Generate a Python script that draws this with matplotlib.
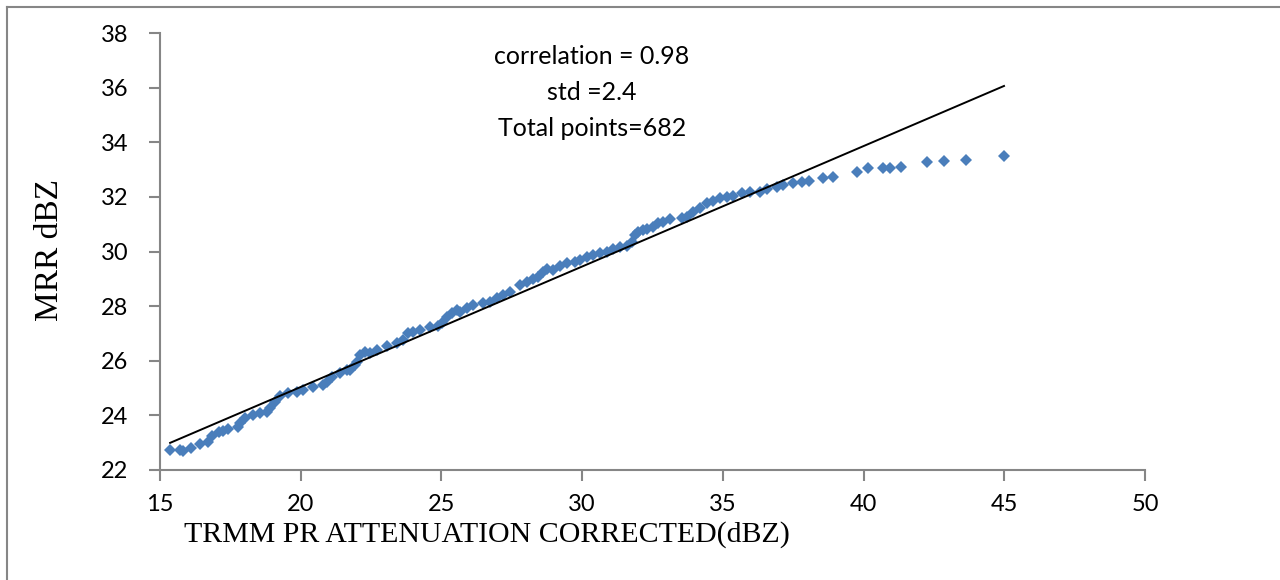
import matplotlib
matplotlib.use("Agg")
import matplotlib.pyplot as plt
from matplotlib.lines import Line2D

# TRMM PR (attenuation corrected) vs MRR reflectivity
trmm_dbz = [15.36, 15.71, 15.82, 16.10, 16.42, 16.71, 16.85, 17.10, 17.24, 17.42,
            17.77, 17.84, 18.02, 18.30, 18.55, 18.80, 18.91, 19.09, 19.26, 19.55,
            19.87, 20.08, 20.44, 20.79, 20.93, 21.11, 21.40, 21.65, 21.75, 21.93,
            22.00, 22.11, 22.28, 22.46, 22.71, 23.07, 23.42, 23.64, 23.81, 23.99,
            24.24, 24.59, 24.88, 25.02, 25.20, 25.38, 25.55, 25.66, 25.91, 26.12,
            26.48, 26.73, 26.98, 27.19, 27.44, 27.79, 28.04, 28.26, 28.43, 28.61,
            28.75, 28.97, 29.21, 29.46, 29.75, 29.93, 30.17, 30.39, 30.64, 30.88,
            31.10, 31.35, 31.60, 31.77, 31.88, 31.99, 32.16, 32.31, 32.52, 32.70,
            32.87, 33.12, 33.55, 33.73, 33.94, 34.19, 34.44, 34.65, 34.90, 35.15,
            35.36, 35.68, 35.97, 36.32, 36.57, 36.93, 37.14, 37.49, 37.81, 38.06,
            38.56, 38.92, 39.77, 40.16, 40.69, 40.94, 41.33, 42.26, 42.86, 43.64,
            44.99]
mrr_dbz = [22.73, 22.73, 22.70, 22.81, 22.95, 23.03, 23.25, 23.39, 23.43, 23.50,
           23.58, 23.72, 23.90, 24.01, 24.09, 24.12, 24.27, 24.49, 24.71, 24.82,
           24.86, 24.93, 25.04, 25.11, 25.22, 25.41, 25.55, 25.66, 25.66, 25.85,
           25.96, 26.21, 26.32, 26.29, 26.40, 26.54, 26.65, 26.76, 27.02, 27.05,
           27.13, 27.24, 27.27, 27.38, 27.60, 27.75, 27.86, 27.79, 27.93, 28.04,
           28.12, 28.15, 28.30, 28.41, 28.52, 28.78, 28.89, 29.00, 29.07, 29.25,
           29.36, 29.33, 29.47, 29.58, 29.62, 29.69, 29.80, 29.88, 29.95, 29.99,
           30.10, 30.17, 30.21, 30.35, 30.61, 30.72, 30.79, 30.83, 30.90, 31.05,
           31.08, 31.19, 31.23, 31.27, 31.45, 31.60, 31.78, 31.85, 31.96, 32.00,
           32.04, 32.15, 32.18, 32.18, 32.29, 32.37, 32.44, 32.51, 32.55, 32.59,
           32.70, 32.73, 32.92, 33.06, 33.06, 33.06, 33.10, 33.28, 33.32, 33.36,
           33.50]

# linear fit line drawn over the data range
fit_slope = 0.441
fit_intercept = 16.22

stats_text = ["correlation = 0.98", "std =2.4", "Total points=682"]

fig = plt.figure(figsize=(12.8, 5.8), dpi=100)
ax = fig.add_axes([160 / 1280, 1 - 470 / 580, 985 / 1280, 437 / 580])

ax.plot(trmm_dbz, mrr_dbz, linestyle="none", marker="D", markersize=6.3,
        color="#4a7ebb", markeredgewidth=0)
x_fit = [min(trmm_dbz), max(trmm_dbz)]
ax.plot(x_fit, [fit_slope * x + fit_intercept for x in x_fit], color="black", lw=1.4)

ax.set_xlim(15, 50)
ax.set_ylim(22, 38)
ax.set_xticks(range(15, 51, 5))
ax.set_yticks(range(22, 39, 2))
for side in ["top", "right"]:
    ax.spines[side].set_visible(False)
for side in ["left", "bottom"]:
    ax.spines[side].set_color("#868686")
    ax.spines[side].set_linewidth(1.5)
ax.tick_params(direction="out", length=8, width=1.5, color="#868686",
               labelsize=17, labelcolor="black")
ax.tick_params(axis="y", pad=15)
ax.tick_params(axis="x", pad=9)
for lab in ax.get_xticklabels() + ax.get_yticklabels():
    lab.set_family("Lato")

# stats block
for i, s in enumerate(stats_text):
    fig.text(592 / 1280, 1 - (57 + 36 * i) / 580, s, ha="center", va="center",
             fontsize=18, family="Lato")

fig.text(487 / 1280, 1 - 535 / 580, "TRMM PR ATTENUATION CORRECTED(dBZ)",
         ha="center", va="center", fontsize=21.5, family="Liberation Serif")
fig.text(50 / 1280, 1 - 250 / 580, "MRR dBZ", ha="center", va="center",
         rotation=90, fontsize=24, family="Liberation Serif")

# outer frame around the chart area
fig.add_artist(Line2D([7 / 1280, 1], [1 - 7 / 580, 1 - 7 / 580], color="#868686", lw=1.5))
fig.add_artist(Line2D([7 / 1280, 7 / 1280], [0, 1 - 7 / 580], color="#868686", lw=1.5))

fig.savefig("out.png", dpi=100)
══════
* Objective: Without the pictures, please reproduce each line of the listing above exactly, from the first one through the line bearing "from matplotlib.lines import Line2D".

* Result:
Generate a Python script that draws this with matplotlib.
import matplotlib
matplotlib.use("Agg")
import matplotlib.pyplot as plt
from matplotlib.lines import Line2D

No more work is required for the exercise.